“Sanki hem içindeyiz hayatın hem kavanozda balık seyreder gibi tamamen dışında...”
Ne yapalım bizim şansımıza da bu düştü... Her şey var hiçbir şey yok... Hemen her şeyi görüyorsun hemen hiçbirine kavuşamıyorsun... Yiyenler içenler, alanlar satanlar bunları reklam ediyor, izleyenler seyredenler sadece altına yorum yapıyor...
Sanki hem içindeyiz hayatın hem de kavanozda balık seyreder gibi tamamen dışındayız.
Dedemler anlatırdı da dinlemeye bile değer bulmazdık eski kafa diye... Şimdi büyüyünce onların anlattıklarının kendine ait olduğunu bizim ise anlatacak bir anımızın bile olmadığını fark edince “meğer onlarmış hayatı yaşayan” diye iç geçiriyorum.
Yıllar öncesinde mahallelinin bir araya geldiği köy odalarına benzer muhabbet mekânları olurmuş. Orada eskilerin mukallit dediği emmiler varmış. Şimdiki kimi para karşılığı milleti güldüren isimler gibi. Ama onlar dost olarak arkadaş olarak anlatırmış. Cenklerden anlatırlarmış. Siyer-i Nebiden anlatırlarmış. Bir hikâye anlatır gibi destan anlatır gibi...

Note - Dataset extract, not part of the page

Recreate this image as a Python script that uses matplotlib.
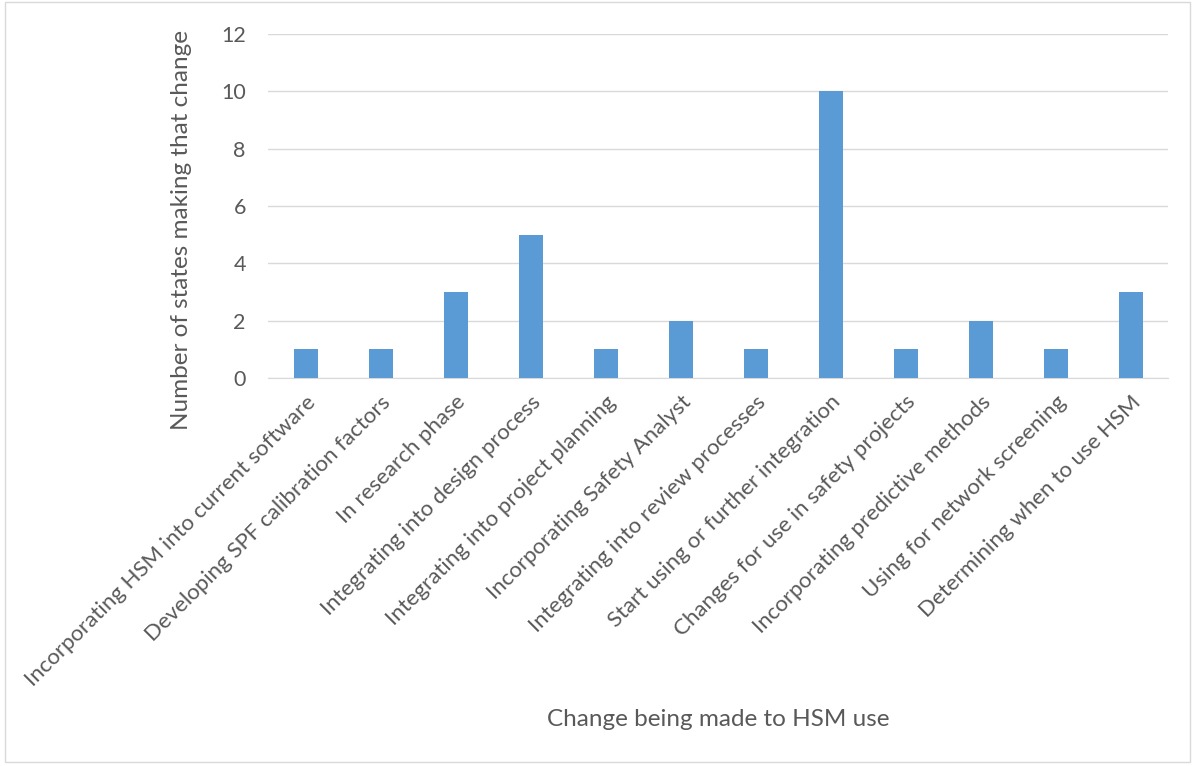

Dinleyenler de dinlediklerini yıllar geçse de unutmazmış.
Günümüz insanı üç dakika bile bir konuyu dinlemeye sıkılır hâlde. Konuşanlar konuşmaya değil insanların dikkatini çekmeye çalışıyor. O dönemin insanları ise, bir sene kış geceleri anlatılan hikâyenin devamını ertesi seneye kış gecelerine kadar bekler ertesi sene tekrar bir araya gelenler “nerede kalmıştık” denilerek hikayecinin hikâye anlatmasına odaklanırmış.
Bu ne sabır, bu ne tevekkül veya bu ne dingin bir hayat...
Yine bir arkadaşımdan dinlemiştim... 1930’lu yıllarda köylerine bir yerden hediye çay getirilmiş. Köylü o yıllarda çayın ne olduğunu bilmiyor ki? Evin hanımı, kadıncağız “bu ne ola ki diye düşünmüş taşınmış” sonra tavada yağda kavurup üzerine de yumurta kırmış... O yıllarda çay da lüksmüş, çay şekeri de... Şehirli insanların bulup içebildiği bir keyifmiş...
Yine eskiler hayata direnmek yerine mütevekkil bir hâlde hayatı anlamaya çalışırmış. Mesela kış günlerinde yola çıkacak olanların yolda üşümemesi için ya da yoldan gelmiş de soğuk içine işlemiş olanların ısınmaları için tereyağında pekmez kızartıp içirirlermiş... Eskiler hayatı seyretmez hayatın içinde hayatta kalmak için yaşarmış.